Сотрудник ВНИИ Коневодства В. О. Липпинг передал мне письмо Бутовича 1937 года, посланное незадолго до его второго ареста и гибели: просит зайти в редакцию Полного Собрания сочинений Толстого в Мерзляковском переулке и забрать его рукопись о «Холстомере». Не мог литературовед сослаться на репрессированного коннозаводчика? Во всяком случае, мог сослаться на Музей Коневодства, куда рукопись Бутовича поступила.

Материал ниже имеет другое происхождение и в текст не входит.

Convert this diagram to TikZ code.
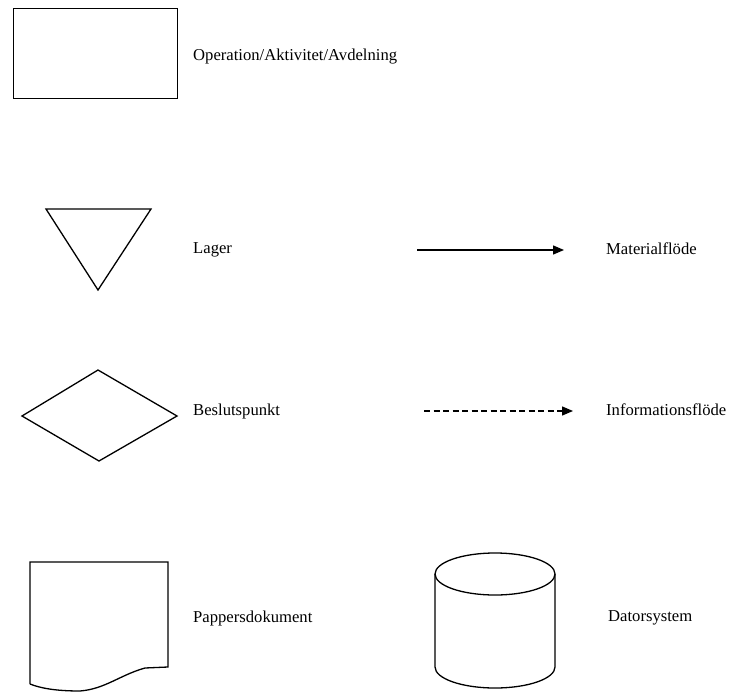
\documentclass[tikz,border=0pt]{standalone}
\usepackage{fontspec}
\setmainfont{Liberation Serif}
\usetikzlibrary{arrows.meta}
\begin{document}
\begin{tikzpicture}[x=1bp,y=-1bp,
  shapeline/.style={draw=black,line width=1.3bp,line join=miter},
  label/.style={anchor=west,inner sep=0pt,font=\fontsize{16.7}{19}\selectfont},
  flow/.style={line width=1.3bp,-{Triangle[length=11bp,width=9bp]}},
  infoflow/.style={flow,dash pattern=on 6bp off 3.5bp}]
\useasboundingbox (0,0) rectangle (732,692);

% operation box
\node[shapeline,minimum width=164bp,minimum height=90bp,inner sep=0pt,anchor=north west] (op) at (13,8) {};
\node[label] (opt) at (193,57) {Operation/Aktivitet/Avdelning};

% storage triangle
\draw[shapeline] (46,209) coordinate (lagA) -- (151,209) coordinate (lagB) -- (98,290) coordinate (lagC) -- cycle;
\node[label] (lagt) at (193,250) {Lager};

% decision diamond
\draw[shapeline] (22,416) coordinate (dL) -- (98,370) coordinate (dT) -- (177,416) coordinate (dR) -- (99,461) coordinate (dB) -- cycle;
\node[label] (dect) at (193,411) {Beslutspunkt};

% paper document
\draw[shapeline] (30,684) coordinate (docBL) -- (30,562) coordinate (docTL) -- (168,562) coordinate (docTR) -- (168,667) coordinate (docBR)
  -- (145,668) .. controls (120,675) and (105,689) .. (80,691) .. controls (55,691) and (40,688) .. (docBL);
\node[label] (doct) at (193,618) {Pappersdokument};

% database cylinder
\draw[shapeline] (495,574) ellipse [x radius=60bp,y radius=21bp];
\draw[shapeline] (435,574) coordinate (cylL) -- (435,667) arc[start angle=180,end angle=360,x radius=60bp,y radius=21bp] -- (555,574) coordinate (cylR);
\node[label] (cylt) at (608,618) {Datorsystem};

% flows
\coordinate (m1) at (417,250);
\coordinate (m2) at (564,250);
\draw[flow] (m1) -- (m2);
\node[label] (matt) at (606,249) {Materialflöde};

\coordinate (i1) at (424,411);
\coordinate (i2) at (573,411);
\draw[infoflow] (i1) -- (i2);
\node[label] (inft) at (606,410) {Informationsflöde};
\end{tikzpicture}
\end{document}
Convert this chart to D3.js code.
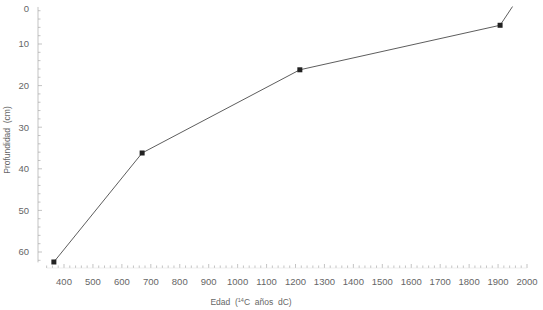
<!DOCTYPE html>
<html>
<head>
<meta charset="utf-8">
<script src="https://cdnjs.cloudflare.com/ajax/libs/d3/7.8.5/d3.min.js"></script>
<style>
  body { margin: 0; background: #fff; }
  text { font-family: "Liberation Sans", Arial, sans-serif; fill: #666; white-space: pre; }
</style>
</head>
<body>
<svg width="543" height="310"></svg>
<script>
// data
const ages = [365, 670, 1215, 1907, 1950];
const depths = [62.4, 36.2, 16.2, 5.5, 1];
const dated = [true, true, true, true, false];
const xTicks = [400, 500, 600, 700, 800, 900, 1000, 1100, 1200, 1300, 1400, 1500, 1600, 1700, 1800, 1900, 2000];
const yTicks = [0, 10, 20, 30, 40, 50, 60];

const data = ages.map((a, i) => ({ age: a, depth: depths[i], dated: dated[i] }));

const svg = d3.select('svg');

const xScale = d3.scaleLinear()
  .domain([400, 2000])
  .range([64, 527]);

const yScale = d3.scaleLinear()
  .domain([10, 60])
  .range([44, 252]);

const axisX = 38;
const baseY = 267;

// y axis
const yg = svg.append('g');
yg.append('line')
  .attr('x1', axisX).attr('x2', axisX)
  .attr('y1', yScale(1.1)).attr('y2', yScale(62.5))
  .attr('stroke', '#aaa').attr('stroke-width', 0.7);

yg.selectAll('.ymin').data(d3.range(2, 63, 2))
  .enter().append('line')
  .attr('x1', axisX).attr('x2', d => axisX + (d % 10 === 0 ? 4 : 2.5))
  .attr('y1', d => yScale(d)).attr('y2', d => yScale(d))
  .attr('stroke', '#aaa').attr('stroke-width', 0.7);

yg.selectAll('.ylab').data(yTicks)
  .enter().append('text')
  .attr('x', 29)
  .attr('y', d => Math.max(yScale(d), 9))
  .attr('dy', '0.35em')
  .attr('text-anchor', 'end')
  .style('font-size', '9.5px')
  .text(d => d);

svg.append('text')
  .attr('transform', `translate(10,${140}) rotate(-90)`)
  .attr('text-anchor', 'middle')
  .style('font-size', '8.5px')
  .text('Profundidad  (cm)');

// x axis
const xg = svg.append('g');
xg.selectAll('.xmin').data(d3.range(340, 2001, 20))
  .enter().append('line')
  .attr('x1', d => xScale(d)).attr('x2', d => xScale(d))
  .attr('y1', baseY + 1).attr('y2', d => baseY + 1 - (d % 100 === 0 ? 4 : 2.5))
  .attr('stroke', '#aaa').attr('stroke-width', 0.7);

xg.append('line')
  .attr('x1', xScale(340)).attr('x2', xScale(2000))
  .attr('y1', baseY + 1).attr('y2', baseY + 1)
  .attr('stroke', '#ddd').attr('stroke-width', 0.5);

xg.selectAll('.xlab').data(xTicks)
  .enter().append('text')
  .attr('x', d => xScale(d))
  .attr('y', 282)
  .attr('dy', '0.35em')
  .attr('text-anchor', 'middle')
  .style('font-size', '9.5px')
  .text(d => d);

const xt = svg.append('text')
  .attr('x', 251)
  .attr('y', 305)
  .attr('text-anchor', 'middle')
  .style('font-size', '8.5px');
xt.append('tspan').text('Edad  (');
xt.append('tspan').attr('dy', -3).style('font-size', '5.5px').text('14');
xt.append('tspan').attr('dy', 3).text('C  años  dC)');

// line
const line = d3.line()
  .x(d => xScale(d.age))
  .y(d => yScale(d.depth));

svg.append('path')
  .datum(data)
  .attr('d', line)
  .attr('fill', 'none')
  .attr('stroke', '#333')
  .attr('stroke-width', 0.8);

svg.selectAll('.pt').data(data.filter(d => d.dated))
  .enter().append('rect')
  .attr('x', d => xScale(d.age) - 2.5)
  .attr('y', d => yScale(d.depth) - 2.5)
  .attr('width', 5)
  .attr('height', 5)
  .attr('fill', '#222');
</script>
</body>
</html>
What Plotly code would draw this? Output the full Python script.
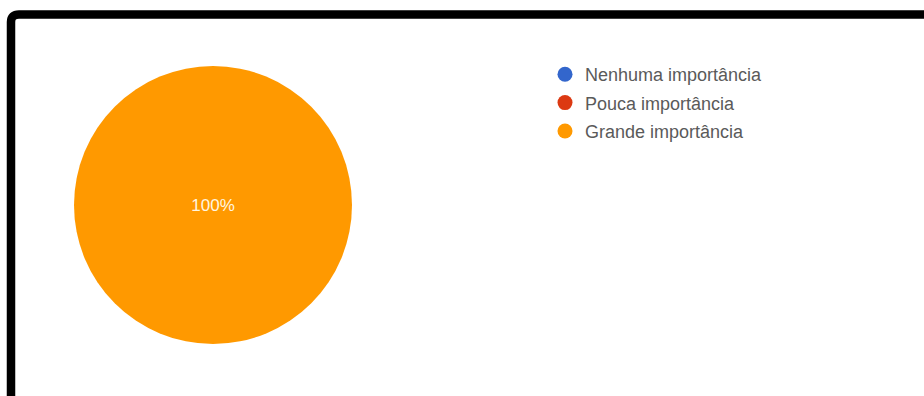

«Зачем же мы будет компрометировать видного ученого? – ласково спрашивает Михаил Борисович. – Вы этого хотите?». Нет, этого я не хотел. Многоопытный академик-секретарь, руководитель сталинской выучки, задал мне ещё вежливый вопрос: «В таком случае, о чем разговор?». Разговор о том, кто был кто и, значит, как оно было, и это чаще всего оказывается несвоевременным по частным причинам. Благодаря Андрею Ивановичу Ефимову, редактору ЖЗЛ и любителю бегов, очерк был опубликован в альманахе «Прометей» (том 12, 1980). В том же выпуске участвовал Михаил Борисович, и не возразил против публикации, он же не был против публикации, он, оберегая репутацию коллеги и покой тех, кого публикация могла встревожить, не хотел публикации в академическом, ему подотчетном, издании. О, мудрость времени!

Почему много лет спустя не позволили составителям трехтомника прочесть протокол допроса, после которого Бутовича и приговорили к расстрелу? А не хотели компрометировать выносивших приговор и, быть может, приводивших его в исполнение. Эйхенбаум, разумеется, не хотел гибели Бутовича, и его самого уже не было в живых, но кто заботился о репутации видного литературоведа, те не хотели печатать очерк, публикация которого могла бросить тень не только на беспорочную репутацию ученого, она, чего доброго, подорвала бы авторитет людей, охраняющих беспорочность репутации ученого. Зачем печатать материалы покойного, если эти материалы могут нанести урон авторитету благополучно здравствующих?

Читая Бутовича, я вспоминал «Разведение чистокровных» Тезио: та же линия коннозаводской мысли – вера в подбор. Мой сын, генетик, Бутовича ещё не читал, но Тезио прочел, говорит: «Это магистраль современной генетики». Сочетаемость родителей – вот что дает искомый результат.